● **Task statement**: Only a number is wanted: how many lines in these records contain the word "with"?

● **Data provided**:
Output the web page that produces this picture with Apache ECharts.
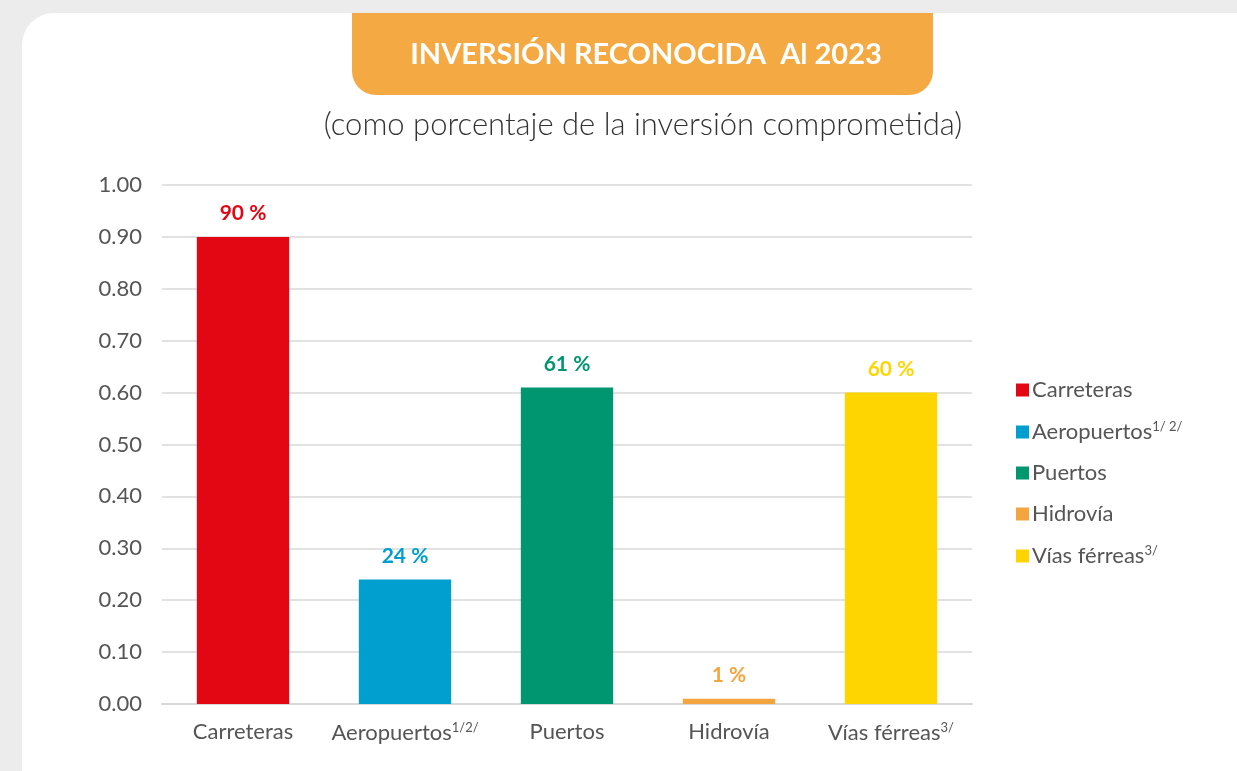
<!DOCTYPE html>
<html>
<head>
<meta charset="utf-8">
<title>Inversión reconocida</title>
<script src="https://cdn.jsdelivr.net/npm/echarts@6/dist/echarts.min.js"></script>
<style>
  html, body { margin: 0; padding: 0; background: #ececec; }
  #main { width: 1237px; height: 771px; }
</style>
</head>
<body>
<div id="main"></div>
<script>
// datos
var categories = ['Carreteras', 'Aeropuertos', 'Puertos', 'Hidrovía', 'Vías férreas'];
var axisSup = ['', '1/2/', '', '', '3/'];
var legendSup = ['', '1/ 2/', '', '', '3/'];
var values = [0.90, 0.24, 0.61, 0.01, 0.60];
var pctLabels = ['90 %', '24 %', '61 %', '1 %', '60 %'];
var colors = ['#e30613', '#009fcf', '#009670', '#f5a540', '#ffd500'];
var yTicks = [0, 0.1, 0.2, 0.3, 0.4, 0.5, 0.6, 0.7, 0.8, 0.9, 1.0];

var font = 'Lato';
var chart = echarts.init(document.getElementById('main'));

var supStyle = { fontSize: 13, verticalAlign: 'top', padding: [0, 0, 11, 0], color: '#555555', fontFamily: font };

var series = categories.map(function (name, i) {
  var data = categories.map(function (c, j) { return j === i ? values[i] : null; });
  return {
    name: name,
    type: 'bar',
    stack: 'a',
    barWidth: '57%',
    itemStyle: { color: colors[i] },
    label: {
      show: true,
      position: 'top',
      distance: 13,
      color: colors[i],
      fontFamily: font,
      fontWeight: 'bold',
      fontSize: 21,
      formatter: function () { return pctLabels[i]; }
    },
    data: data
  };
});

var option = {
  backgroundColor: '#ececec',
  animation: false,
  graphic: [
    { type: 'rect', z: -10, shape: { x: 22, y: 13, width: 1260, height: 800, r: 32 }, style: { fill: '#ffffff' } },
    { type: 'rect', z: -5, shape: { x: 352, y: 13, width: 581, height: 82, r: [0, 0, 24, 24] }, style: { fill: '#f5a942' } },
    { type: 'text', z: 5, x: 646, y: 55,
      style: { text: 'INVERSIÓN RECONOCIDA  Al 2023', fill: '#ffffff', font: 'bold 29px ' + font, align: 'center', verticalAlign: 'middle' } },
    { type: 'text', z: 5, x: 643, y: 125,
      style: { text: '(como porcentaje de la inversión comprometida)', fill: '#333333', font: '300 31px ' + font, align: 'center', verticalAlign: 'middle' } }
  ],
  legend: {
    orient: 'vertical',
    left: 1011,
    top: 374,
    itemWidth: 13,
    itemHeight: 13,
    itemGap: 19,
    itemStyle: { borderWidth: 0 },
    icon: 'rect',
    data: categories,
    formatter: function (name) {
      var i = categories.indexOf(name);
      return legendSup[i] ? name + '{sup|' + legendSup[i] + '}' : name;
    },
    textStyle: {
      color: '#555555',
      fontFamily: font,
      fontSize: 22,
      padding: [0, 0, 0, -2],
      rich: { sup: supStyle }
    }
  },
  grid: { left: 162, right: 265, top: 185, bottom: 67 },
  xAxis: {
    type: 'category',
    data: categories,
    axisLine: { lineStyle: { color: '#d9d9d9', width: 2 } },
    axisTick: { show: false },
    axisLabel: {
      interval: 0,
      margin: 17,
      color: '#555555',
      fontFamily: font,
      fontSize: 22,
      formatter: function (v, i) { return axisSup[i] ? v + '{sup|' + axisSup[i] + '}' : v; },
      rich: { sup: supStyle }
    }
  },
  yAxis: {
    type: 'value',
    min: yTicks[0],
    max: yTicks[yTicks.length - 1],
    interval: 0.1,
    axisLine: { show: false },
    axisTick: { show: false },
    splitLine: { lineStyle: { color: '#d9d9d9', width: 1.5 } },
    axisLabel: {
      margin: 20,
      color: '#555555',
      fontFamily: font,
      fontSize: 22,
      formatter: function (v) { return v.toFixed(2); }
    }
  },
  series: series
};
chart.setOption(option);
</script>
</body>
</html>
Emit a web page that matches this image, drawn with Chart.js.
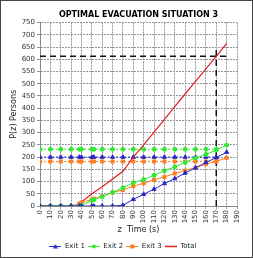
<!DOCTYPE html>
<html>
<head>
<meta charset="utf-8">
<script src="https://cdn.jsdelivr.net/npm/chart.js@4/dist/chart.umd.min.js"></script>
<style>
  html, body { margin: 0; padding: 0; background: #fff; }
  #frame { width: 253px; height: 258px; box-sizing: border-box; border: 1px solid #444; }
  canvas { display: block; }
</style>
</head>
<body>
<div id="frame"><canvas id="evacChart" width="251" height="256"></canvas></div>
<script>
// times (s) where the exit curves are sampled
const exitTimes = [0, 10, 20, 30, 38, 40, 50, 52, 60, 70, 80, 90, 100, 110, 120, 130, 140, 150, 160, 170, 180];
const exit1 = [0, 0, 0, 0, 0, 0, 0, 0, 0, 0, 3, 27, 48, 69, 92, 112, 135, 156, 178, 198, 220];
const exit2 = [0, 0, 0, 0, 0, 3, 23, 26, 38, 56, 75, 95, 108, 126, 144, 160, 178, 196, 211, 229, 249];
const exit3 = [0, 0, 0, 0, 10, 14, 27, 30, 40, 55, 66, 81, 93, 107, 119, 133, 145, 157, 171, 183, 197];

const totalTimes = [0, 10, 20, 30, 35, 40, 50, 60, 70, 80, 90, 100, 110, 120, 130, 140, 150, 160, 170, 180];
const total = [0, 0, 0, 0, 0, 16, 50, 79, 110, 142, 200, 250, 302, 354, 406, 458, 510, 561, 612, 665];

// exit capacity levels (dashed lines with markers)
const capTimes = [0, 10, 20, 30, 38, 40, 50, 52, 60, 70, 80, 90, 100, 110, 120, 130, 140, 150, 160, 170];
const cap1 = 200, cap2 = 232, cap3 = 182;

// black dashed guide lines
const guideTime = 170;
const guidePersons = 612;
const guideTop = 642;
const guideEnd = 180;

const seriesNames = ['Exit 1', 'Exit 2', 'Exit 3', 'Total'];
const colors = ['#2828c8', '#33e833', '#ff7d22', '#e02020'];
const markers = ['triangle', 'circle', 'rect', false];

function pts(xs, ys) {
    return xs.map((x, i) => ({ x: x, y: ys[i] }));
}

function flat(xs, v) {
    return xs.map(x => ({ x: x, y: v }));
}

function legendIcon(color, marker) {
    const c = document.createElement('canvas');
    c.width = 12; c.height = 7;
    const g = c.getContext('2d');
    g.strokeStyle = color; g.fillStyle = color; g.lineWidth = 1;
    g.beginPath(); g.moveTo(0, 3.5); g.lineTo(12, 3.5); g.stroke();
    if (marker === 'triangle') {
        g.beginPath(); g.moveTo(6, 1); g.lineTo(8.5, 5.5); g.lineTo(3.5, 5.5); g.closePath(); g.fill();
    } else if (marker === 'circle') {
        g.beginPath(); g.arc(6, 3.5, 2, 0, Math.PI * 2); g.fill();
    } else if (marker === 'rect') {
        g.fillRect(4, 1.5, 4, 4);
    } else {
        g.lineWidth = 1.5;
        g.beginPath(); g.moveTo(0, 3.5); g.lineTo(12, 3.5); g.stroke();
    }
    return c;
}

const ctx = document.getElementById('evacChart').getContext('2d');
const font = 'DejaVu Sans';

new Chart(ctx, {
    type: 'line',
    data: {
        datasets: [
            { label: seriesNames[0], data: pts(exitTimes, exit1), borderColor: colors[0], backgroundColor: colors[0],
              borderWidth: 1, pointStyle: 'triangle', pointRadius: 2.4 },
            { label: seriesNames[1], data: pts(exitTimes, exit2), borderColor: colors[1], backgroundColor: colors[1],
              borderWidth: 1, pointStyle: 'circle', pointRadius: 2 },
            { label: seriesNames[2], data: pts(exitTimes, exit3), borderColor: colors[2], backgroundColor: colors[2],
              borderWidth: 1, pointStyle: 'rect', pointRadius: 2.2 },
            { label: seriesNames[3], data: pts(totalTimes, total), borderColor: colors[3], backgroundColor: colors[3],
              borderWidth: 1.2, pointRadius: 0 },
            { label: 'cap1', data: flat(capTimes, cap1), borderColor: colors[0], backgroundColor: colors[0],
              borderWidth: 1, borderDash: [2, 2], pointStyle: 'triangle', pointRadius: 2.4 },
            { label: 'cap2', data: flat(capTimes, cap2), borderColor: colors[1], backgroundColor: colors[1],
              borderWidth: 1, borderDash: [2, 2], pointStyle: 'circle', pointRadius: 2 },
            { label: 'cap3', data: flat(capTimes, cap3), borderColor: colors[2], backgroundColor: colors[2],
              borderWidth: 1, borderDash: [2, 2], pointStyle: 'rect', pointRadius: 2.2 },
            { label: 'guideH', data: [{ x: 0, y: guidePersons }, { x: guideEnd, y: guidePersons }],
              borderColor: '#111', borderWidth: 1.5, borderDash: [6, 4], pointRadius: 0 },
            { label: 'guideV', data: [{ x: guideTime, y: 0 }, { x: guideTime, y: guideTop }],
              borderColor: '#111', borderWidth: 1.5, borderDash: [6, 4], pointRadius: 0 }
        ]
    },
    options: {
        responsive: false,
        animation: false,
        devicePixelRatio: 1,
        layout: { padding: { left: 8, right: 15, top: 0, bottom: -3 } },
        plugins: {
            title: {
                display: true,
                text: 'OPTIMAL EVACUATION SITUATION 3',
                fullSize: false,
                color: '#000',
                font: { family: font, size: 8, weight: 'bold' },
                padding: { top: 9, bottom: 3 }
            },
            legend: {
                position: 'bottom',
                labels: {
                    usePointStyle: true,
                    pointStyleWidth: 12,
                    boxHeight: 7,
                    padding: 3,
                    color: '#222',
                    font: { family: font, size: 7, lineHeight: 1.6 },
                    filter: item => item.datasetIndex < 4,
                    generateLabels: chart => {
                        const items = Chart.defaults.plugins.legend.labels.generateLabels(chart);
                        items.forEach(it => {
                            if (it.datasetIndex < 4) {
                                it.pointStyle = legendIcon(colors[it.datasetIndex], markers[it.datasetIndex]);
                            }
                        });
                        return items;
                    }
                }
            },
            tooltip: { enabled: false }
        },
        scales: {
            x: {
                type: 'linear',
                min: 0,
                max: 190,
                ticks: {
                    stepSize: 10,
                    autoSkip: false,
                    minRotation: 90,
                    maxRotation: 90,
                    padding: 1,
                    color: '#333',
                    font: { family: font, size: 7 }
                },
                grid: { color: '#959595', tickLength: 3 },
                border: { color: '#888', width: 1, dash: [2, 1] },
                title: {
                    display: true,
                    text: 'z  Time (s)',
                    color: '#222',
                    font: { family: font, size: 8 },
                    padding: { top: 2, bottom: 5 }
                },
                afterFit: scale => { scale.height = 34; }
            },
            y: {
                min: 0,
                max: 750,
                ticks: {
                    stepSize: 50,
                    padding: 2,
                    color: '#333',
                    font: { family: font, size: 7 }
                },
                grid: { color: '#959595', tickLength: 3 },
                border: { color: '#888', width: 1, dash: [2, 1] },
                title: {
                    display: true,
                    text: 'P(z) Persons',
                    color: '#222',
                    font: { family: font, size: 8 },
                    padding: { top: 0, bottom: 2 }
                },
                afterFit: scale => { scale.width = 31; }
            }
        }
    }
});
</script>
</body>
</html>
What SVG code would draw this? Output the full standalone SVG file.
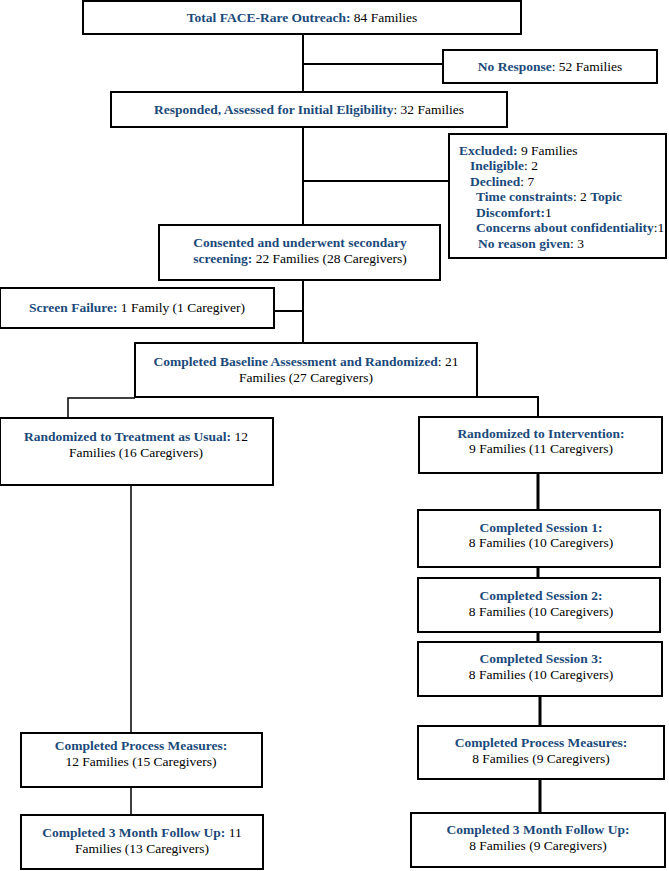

● **Task solution**: 3